Yes, try GRRACE, and there are other Golden Retriever Rescues, you can find a listing here: http://www.grca-nrc.org/Localrescues.htm


----------



## lovealways_jami (Apr 17, 2007)

Michelle, Peanuts Mom (screen name) has a litter ready Jan. 18th I think. Me and another member are meeting her in Terre Haute, IN to pick them up. Im not sure if she has any left, but they are fullblooded but do not have papers. If you have any questions, please PM me or her. Thanks!


----------



## heartofgold (Oct 27, 2007)

Someone here sent me a pm asking how far I was willing to travel.

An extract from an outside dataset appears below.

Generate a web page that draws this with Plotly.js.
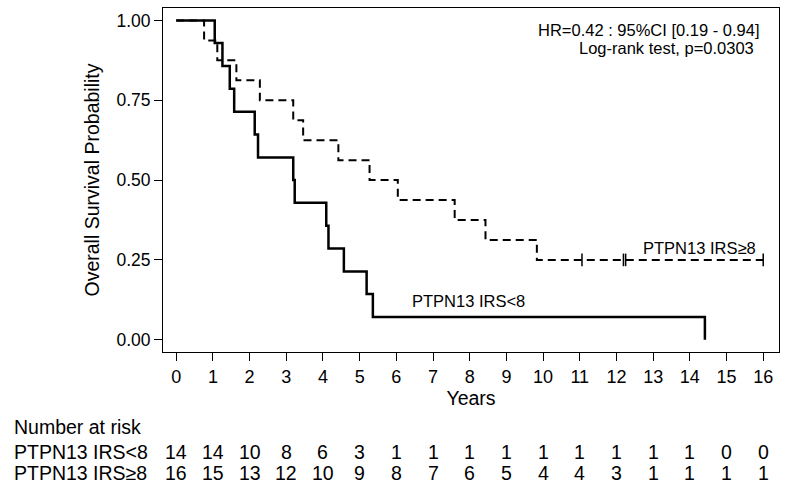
<!DOCTYPE html>
<html>
<head>
<meta charset="utf-8">
<script src="https://cdn.plot.ly/plotly-3.0.1.min.js"></script>
<style>html,body{margin:0;padding:0;background:#fff;}#chart{width:787px;height:490px;}</style>
</head>
<body>
<div id="chart"></div>
<script>
// Kaplan-Meier steps
const lowTimes = [0, 1.05, 1.26, 1.46, 1.58, 2.14, 2.23, 3.19, 3.23, 4.09, 4.15, 4.57, 5.19, 5.36, 14.41];
const lowSurv  = [1, 0.929, 0.857, 0.786, 0.714, 0.643, 0.571, 0.5, 0.429, 0.357, 0.286, 0.214, 0.143, 0.071, 0];

const highTimes = [0, 0.76, 1.12, 1.64, 2.28, 3.19, 3.46, 4.42, 5.27, 6.04, 7.59, 8.43, 9.83, 16.0];
const highSurv  = [1, 0.9375, 0.875, 0.8125, 0.75, 0.6875, 0.625, 0.5625, 0.5, 0.4375, 0.375, 0.3125, 0.25, 0.25];

const highCensorTimes = [11.06, 12.19, 12.25, 16.0];
const highCensorSurv  = [0.25, 0.25, 0.25, 0.25];

// Number at risk table
const riskYears = [0,1,2,3,4,5,6,7,8,9,10,11,12,13,14,15,16];
const riskLow  = [14,14,10,8,6,3,1,1,1,1,1,1,1,1,1,0,0];
const riskHigh = [16,15,13,12,10,9,8,7,6,5,4,4,3,1,1,1,1];

const groupLow = "PTPN13 IRS<8";
const groupHigh = "PTPN13 IRS≥8";
const yTickVals = [0, 0.25, 0.5, 0.75, 1];
const yTickText = ["0.00", "0.25", "0.50", "0.75", "1.00"];

const FONT = "Liberation Sans, Arial, Helvetica, sans-serif";

const traces = [
  {x: highTimes, y: highSurv, mode: "lines", line: {shape: "hv", color: "#000", width: 2, dash: "8px,5px"}, name: groupHigh, hoverinfo: "skip"},
  {x: highCensorTimes, y: highCensorSurv, mode: "markers", marker: {symbol: "line-ns-open", size: 9, color: "#000", line: {color: "#000", width: 1.5}}, hoverinfo: "skip"},
  {x: lowTimes, y: lowSurv, mode: "lines", line: {shape: "hv", color: "#000", width: 2.5}, name: groupLow, hoverinfo: "skip"}
];

const annotations = [
  {xref: "paper", yref: "paper", x: 0.972, y: 0.935, xanchor: "right", yanchor: "middle", text: "HR=0.42 : 95%CI [0.19 - 0.94]", showarrow: false, font: {family: FONT, size: 16.5, color: "#000"}},
  {xref: "paper", yref: "paper", x: 0.962, y: 0.885, xanchor: "right", yanchor: "middle", text: "Log-rank test, p=0.0303", showarrow: false, font: {family: FONT, size: 16.5, color: "#000"}},
  {xref: "x", yref: "y", x: 7.96, y: 0.12, xanchor: "center", yanchor: "middle", text: groupLow, showarrow: false, font: {family: FONT, size: 16.5, color: "#000"}},
  {xref: "x", yref: "y", x: 14.25, y: 0.288, xanchor: "center", yanchor: "middle", text: groupHigh, showarrow: false, font: {family: FONT, size: 16.5, color: "#000"}},
  {xref: "paper", yref: "paper", x: -0.245, y: -0.218, xanchor: "left", yanchor: "middle", text: "Number at risk", showarrow: false, font: {family: FONT, size: 19.5, color: "#000"}},
  {xref: "paper", yref: "paper", x: -0.245, y: -0.291, xanchor: "left", yanchor: "middle", text: groupLow, showarrow: false, font: {family: FONT, size: 19.5, color: "#000"}},
  {xref: "paper", yref: "paper", x: -0.245, y: -0.352, xanchor: "left", yanchor: "middle", text: groupHigh, showarrow: false, font: {family: FONT, size: 19.5, color: "#000"}}
];
riskYears.forEach((yr, i) => {
  annotations.push({xref: "x", yref: "paper", x: yr, y: -0.291, xanchor: "center", yanchor: "middle", text: String(riskLow[i]), showarrow: false, font: {family: FONT, size: 19.5, color: "#000"}});
  annotations.push({xref: "x", yref: "paper", x: yr, y: -0.352, xanchor: "center", yanchor: "middle", text: String(riskHigh[i]), showarrow: false, font: {family: FONT, size: 19.5, color: "#000"}});
});

const layout = {
  width: 787, height: 490,
  margin: {l: 163, r: 8, t: 8, b: 138, pad: 0},
  paper_bgcolor: "#fff", plot_bgcolor: "#fff",
  showlegend: false,
  font: {family: FONT, color: "#000"},
  xaxis: {
    range: [-0.36, 16.43], tickmode: "array", tickvals: riskYears,
    ticks: "outside", ticklen: 8, tickwidth: 1, tickcolor: "#000",
    showline: true, linecolor: "#000", linewidth: 1, mirror: true,
    showgrid: false, zeroline: false,
    tickfont: {family: FONT, size: 18, color: "#000"},
    title: {text: "Years", font: {family: FONT, size: 19.5, color: "#000"}, standoff: 3}
  },
  yaxis: {
    range: [-0.0385, 1.039], tickmode: "array", tickvals: yTickVals, ticktext: yTickText,
    ticks: "outside", ticklen: 8, tickwidth: 1, tickcolor: "#000",
    showline: true, linecolor: "#000", linewidth: 1, mirror: true,
    showgrid: false, zeroline: false,
    tickfont: {family: FONT, size: 17.5, color: "#000"},
    title: {text: "Overall Survival Probability", font: {family: FONT, size: 19.5, color: "#000"}, standoff: 11}
  },
  annotations: annotations
};

Plotly.newPlot("chart", traces, layout, {staticPlot: true, displayModeBar: false});
</script>
</body>
</html>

The message was somehow deleted. I would travel 4 hours total.


----------



## AquaClaraCanines (Mar 5, 2006)

Consider one of Peaches' puppies! (PeanutsMom) has them


----------



## heartofgold (Oct 27, 2007)

Puppies are soooooo much work! I'm considering it though! :doh:


----------



## heartofgold (Oct 27, 2007)

I'd did contact grreat.org. Waiting to hear back!:crossfing


----------



## MyGoldenCharlie (Dec 4, 2007)

Just wondering how your seach is going, have you found a golden rescue yet?


----------



## heartofgold (Oct 27, 2007)

Nope, we haven't found one yet. The local rescue is keeping an eye out for me though. I'm not in a huge hurry as Scout is going to get spayed in two months. Also, my husband just got in a bad accident this week. Thank God he is ok but, the car is not. So, money wise it may be hard until early spring. Although, for the right dog I can try to make it work. We are getting Scout a kennel this week as she outgrew our borrowed one, we will get one big enough for two Goldens that's for sure!


----------



## heartofgold (Oct 27, 2007)

I just found out that we don't have to pay the $1000 deductable on the car because the accident wasn't my husbands fault.  Sooo, back to our search for our next golden child!!! I can't believe I'm having this much trouble finding an adult golden around here? I guess that's a good thing.


----------



## LOVEisGOLDEN (Jan 4, 2008)

have you tried www.grrand.org ? they have quite a few beauties listed on their site. This is a rescue close to me (louisville area)


----------



## PeanutsMom (Oct 14, 2007)

I just e-mailed about one I'd seen on craigslist to see if they are still looking for a home for him.


----------



## missmarstar (Jul 22, 2007)

maybe Jenna (AquaClaraCanines) can find you another dog like she did for the woman in Nova Scotia... lol Jenna?


----------



## PeanutsMom (Oct 14, 2007)

This guy is in Fort Wayne shelter and could probably use some saving if you've considered a shelter boy 

http://search.petfinder.com/petnote/displaypet.cgi?petid=9913100

Or this poor girl Lassie! Oh I shouldn't look at pet finder 
http://search.petfinder.com/petnote/displaypet.cgi?petid=10018551

Ok , last one  Chance is his name 
http://search.petfinder.com/petnote/displaypet.cgi?petid=10026918


----------